= Stated problem =
The required output is the block of lines from the line with "Give me the TikZ source for this diagram." to the line with "minimum height=56pt] (ersind)", endpoints included and pictures omitted.

-- START Excerpted records --

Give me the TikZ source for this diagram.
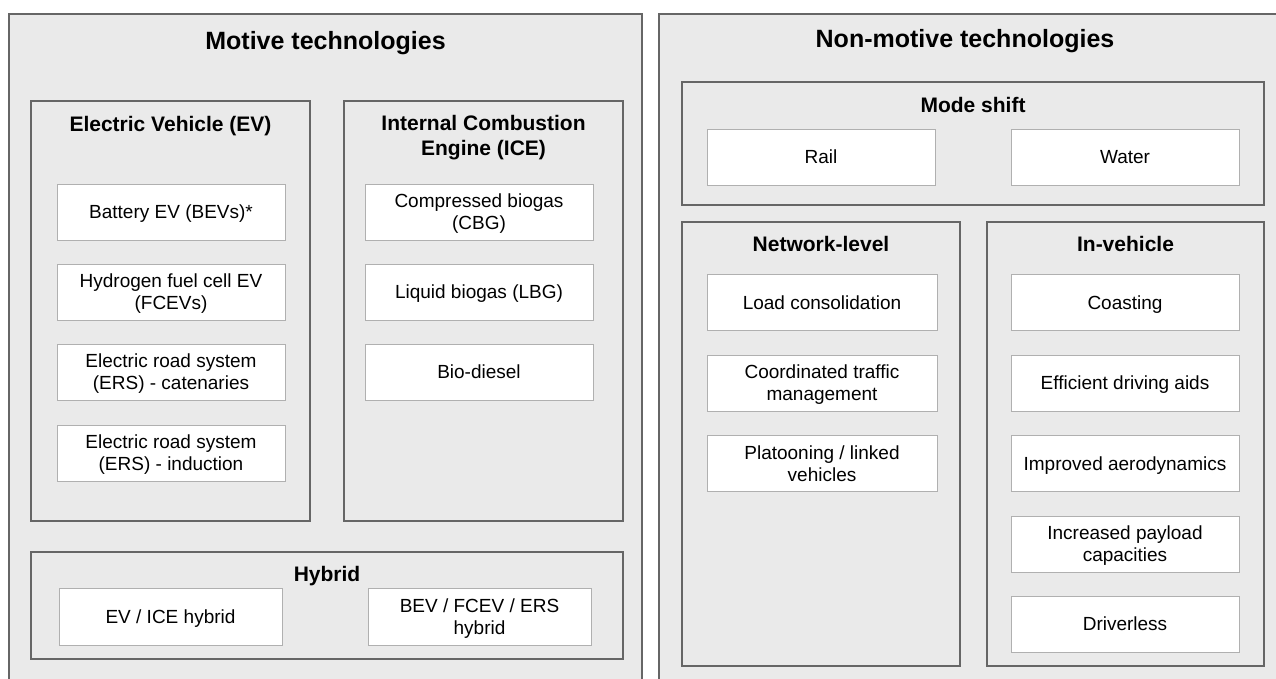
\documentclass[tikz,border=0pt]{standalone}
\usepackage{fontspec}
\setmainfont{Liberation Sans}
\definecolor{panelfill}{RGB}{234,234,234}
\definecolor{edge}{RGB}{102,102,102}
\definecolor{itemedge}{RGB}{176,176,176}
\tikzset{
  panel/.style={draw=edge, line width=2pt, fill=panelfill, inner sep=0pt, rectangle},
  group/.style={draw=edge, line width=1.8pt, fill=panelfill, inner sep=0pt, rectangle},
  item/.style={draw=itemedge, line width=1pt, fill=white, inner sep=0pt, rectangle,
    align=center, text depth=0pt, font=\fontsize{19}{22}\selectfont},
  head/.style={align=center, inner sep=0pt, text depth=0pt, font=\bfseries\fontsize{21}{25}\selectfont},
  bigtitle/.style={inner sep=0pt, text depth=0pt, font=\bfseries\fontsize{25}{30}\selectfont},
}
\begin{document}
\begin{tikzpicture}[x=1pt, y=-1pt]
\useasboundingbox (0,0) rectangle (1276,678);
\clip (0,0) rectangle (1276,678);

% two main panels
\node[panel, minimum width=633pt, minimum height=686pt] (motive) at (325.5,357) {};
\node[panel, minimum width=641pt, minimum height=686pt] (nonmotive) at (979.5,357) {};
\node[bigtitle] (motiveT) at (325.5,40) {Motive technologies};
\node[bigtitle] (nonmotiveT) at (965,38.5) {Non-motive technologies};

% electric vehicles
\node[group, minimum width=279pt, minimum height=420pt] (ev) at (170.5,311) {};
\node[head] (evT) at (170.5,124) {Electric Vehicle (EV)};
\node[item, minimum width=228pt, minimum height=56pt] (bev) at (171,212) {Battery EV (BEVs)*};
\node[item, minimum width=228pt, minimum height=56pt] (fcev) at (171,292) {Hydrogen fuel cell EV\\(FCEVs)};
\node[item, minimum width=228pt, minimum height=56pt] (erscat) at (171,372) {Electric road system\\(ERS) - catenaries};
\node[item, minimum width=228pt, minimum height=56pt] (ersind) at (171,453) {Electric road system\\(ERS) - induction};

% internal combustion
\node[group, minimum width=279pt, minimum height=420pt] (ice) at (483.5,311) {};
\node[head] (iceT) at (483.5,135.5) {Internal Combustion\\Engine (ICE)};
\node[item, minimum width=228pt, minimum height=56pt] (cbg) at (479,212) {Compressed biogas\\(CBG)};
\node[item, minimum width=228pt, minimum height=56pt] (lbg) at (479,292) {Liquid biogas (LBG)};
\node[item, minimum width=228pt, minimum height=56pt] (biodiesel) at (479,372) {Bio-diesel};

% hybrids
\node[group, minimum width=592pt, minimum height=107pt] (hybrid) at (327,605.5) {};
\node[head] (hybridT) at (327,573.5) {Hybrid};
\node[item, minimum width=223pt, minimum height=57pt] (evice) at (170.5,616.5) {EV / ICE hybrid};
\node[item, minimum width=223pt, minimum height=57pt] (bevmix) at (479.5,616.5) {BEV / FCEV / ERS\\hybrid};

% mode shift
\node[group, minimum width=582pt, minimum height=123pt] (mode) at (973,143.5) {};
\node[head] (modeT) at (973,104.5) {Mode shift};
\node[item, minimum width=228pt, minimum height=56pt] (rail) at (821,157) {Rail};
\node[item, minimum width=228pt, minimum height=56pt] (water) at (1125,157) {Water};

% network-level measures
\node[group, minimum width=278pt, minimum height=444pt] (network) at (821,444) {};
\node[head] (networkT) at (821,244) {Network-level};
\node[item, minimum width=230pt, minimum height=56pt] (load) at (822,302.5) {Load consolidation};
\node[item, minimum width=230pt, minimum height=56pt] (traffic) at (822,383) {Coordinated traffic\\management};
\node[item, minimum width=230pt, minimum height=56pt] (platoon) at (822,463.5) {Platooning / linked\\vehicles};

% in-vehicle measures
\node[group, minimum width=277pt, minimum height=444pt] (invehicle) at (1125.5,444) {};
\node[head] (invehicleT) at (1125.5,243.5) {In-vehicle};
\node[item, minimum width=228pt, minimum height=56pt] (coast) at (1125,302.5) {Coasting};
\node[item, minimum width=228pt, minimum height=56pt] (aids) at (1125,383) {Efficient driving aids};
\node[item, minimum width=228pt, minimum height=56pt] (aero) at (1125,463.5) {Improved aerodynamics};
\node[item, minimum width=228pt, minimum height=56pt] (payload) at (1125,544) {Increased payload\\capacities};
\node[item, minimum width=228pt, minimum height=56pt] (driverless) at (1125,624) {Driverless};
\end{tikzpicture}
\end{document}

-- END Excerpted records --
-- START Excerpted records --

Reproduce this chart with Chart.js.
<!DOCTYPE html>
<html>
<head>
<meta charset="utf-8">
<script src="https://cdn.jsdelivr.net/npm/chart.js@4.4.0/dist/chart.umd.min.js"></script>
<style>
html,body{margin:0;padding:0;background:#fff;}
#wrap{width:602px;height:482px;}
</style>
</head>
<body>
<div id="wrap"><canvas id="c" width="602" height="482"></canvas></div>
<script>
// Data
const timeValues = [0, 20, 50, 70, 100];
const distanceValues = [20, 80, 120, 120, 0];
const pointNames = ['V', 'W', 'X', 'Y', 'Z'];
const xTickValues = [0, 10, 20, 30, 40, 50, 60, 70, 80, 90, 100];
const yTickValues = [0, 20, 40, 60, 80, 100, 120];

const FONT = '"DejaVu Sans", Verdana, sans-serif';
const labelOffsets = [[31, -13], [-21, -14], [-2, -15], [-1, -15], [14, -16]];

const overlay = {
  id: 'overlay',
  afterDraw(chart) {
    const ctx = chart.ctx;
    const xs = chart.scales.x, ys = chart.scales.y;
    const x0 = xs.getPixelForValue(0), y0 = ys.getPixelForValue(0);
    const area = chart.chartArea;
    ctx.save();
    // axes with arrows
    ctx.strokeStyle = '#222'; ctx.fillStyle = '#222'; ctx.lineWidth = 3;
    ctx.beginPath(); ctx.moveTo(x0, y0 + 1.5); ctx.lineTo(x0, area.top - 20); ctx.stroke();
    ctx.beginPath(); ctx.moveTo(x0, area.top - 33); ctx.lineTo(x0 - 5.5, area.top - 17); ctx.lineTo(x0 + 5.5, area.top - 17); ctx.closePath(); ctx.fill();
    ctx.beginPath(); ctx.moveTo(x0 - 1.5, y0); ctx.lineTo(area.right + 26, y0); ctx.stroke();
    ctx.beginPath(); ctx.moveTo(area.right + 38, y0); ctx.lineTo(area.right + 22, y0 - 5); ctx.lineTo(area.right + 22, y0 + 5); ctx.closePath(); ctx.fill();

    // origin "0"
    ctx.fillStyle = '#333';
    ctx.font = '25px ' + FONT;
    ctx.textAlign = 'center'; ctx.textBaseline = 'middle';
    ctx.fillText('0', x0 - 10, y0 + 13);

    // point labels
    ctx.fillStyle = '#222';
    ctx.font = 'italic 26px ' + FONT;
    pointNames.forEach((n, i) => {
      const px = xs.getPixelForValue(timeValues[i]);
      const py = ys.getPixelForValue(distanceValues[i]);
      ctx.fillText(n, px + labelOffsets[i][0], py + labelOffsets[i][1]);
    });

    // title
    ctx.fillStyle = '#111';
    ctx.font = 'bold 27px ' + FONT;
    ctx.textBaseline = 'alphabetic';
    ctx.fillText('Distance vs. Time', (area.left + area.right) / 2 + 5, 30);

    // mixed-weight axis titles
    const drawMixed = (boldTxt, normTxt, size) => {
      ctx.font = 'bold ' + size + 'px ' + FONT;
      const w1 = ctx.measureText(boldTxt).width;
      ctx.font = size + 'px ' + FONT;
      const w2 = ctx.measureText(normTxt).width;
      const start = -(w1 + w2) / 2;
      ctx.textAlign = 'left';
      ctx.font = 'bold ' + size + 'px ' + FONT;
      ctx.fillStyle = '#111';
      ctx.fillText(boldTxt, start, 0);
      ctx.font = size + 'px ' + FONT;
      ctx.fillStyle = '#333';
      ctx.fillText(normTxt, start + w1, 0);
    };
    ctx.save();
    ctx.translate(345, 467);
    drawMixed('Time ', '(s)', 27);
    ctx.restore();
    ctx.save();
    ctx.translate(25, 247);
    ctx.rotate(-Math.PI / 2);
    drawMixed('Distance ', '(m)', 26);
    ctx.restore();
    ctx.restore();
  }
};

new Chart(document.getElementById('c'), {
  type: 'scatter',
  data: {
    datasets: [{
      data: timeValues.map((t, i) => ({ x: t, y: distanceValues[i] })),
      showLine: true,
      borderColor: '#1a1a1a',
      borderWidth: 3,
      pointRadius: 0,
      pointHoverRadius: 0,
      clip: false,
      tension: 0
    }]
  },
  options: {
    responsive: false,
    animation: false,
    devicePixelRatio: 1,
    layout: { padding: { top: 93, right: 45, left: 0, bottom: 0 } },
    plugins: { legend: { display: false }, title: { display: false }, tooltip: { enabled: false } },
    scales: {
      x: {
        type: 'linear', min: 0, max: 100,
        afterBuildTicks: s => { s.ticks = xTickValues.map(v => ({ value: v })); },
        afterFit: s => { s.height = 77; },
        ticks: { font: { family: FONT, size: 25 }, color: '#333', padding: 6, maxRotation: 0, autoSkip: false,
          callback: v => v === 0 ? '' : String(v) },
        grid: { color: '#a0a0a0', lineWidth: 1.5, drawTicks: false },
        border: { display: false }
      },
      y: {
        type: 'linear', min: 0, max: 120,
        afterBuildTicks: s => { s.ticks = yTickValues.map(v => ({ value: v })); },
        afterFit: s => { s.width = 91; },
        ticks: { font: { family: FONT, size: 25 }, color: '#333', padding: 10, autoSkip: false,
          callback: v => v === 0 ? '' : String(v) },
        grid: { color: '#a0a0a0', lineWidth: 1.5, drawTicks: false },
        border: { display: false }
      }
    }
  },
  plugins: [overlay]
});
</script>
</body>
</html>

-- END Excerpted records --

= Output of the task =
Give me the TikZ source for this diagram.
\documentclass[tikz,border=0pt]{standalone}
\usepackage{fontspec}
\setmainfont{Liberation Sans}
\definecolor{panelfill}{RGB}{234,234,234}
\definecolor{edge}{RGB}{102,102,102}
\definecolor{itemedge}{RGB}{176,176,176}
\tikzset{
  panel/.style={draw=edge, line width=2pt, fill=panelfill, inner sep=0pt, rectangle},
  group/.style={draw=edge, line width=1.8pt, fill=panelfill, inner sep=0pt, rectangle},
  item/.style={draw=itemedge, line width=1pt, fill=white, inner sep=0pt, rectangle,
    align=center, text depth=0pt, font=\fontsize{19}{22}\selectfont},
  head/.style={align=center, inner sep=0pt, text depth=0pt, font=\bfseries\fontsize{21}{25}\selectfont},
  bigtitle/.style={inner sep=0pt, text depth=0pt, font=\bfseries\fontsize{25}{30}\selectfont},
}
\begin{document}
\begin{tikzpicture}[x=1pt, y=-1pt]
\useasboundingbox (0,0) rectangle (1276,678);
\clip (0,0) rectangle (1276,678);

% two main panels
\node[panel, minimum width=633pt, minimum height=686pt] (motive) at (325.5,357) {};
\node[panel, minimum width=641pt, minimum height=686pt] (nonmotive) at (979.5,357) {};
\node[bigtitle] (motiveT) at (325.5,40) {Motive technologies};
\node[bigtitle] (nonmotiveT) at (965,38.5) {Non-motive technologies};

% electric vehicles
\node[group, minimum width=279pt, minimum height=420pt] (ev) at (170.5,311) {};
\node[head] (evT) at (170.5,124) {Electric Vehicle (EV)};
\node[item, minimum width=228pt, minimum height=56pt] (bev) at (171,212) {Battery EV (BEVs)*};
\node[item, minimum width=228pt, minimum height=56pt] (fcev) at (171,292) {Hydrogen fuel cell EV\\(FCEVs)};
\node[item, minimum width=228pt, minimum height=56pt] (erscat) at (171,372) {Electric road system\\(ERS) - catenaries};
\node[item, minimum width=228pt, minimum height=56pt] (ersind) at (171,453) {Electric road system\\(ERS) - induction};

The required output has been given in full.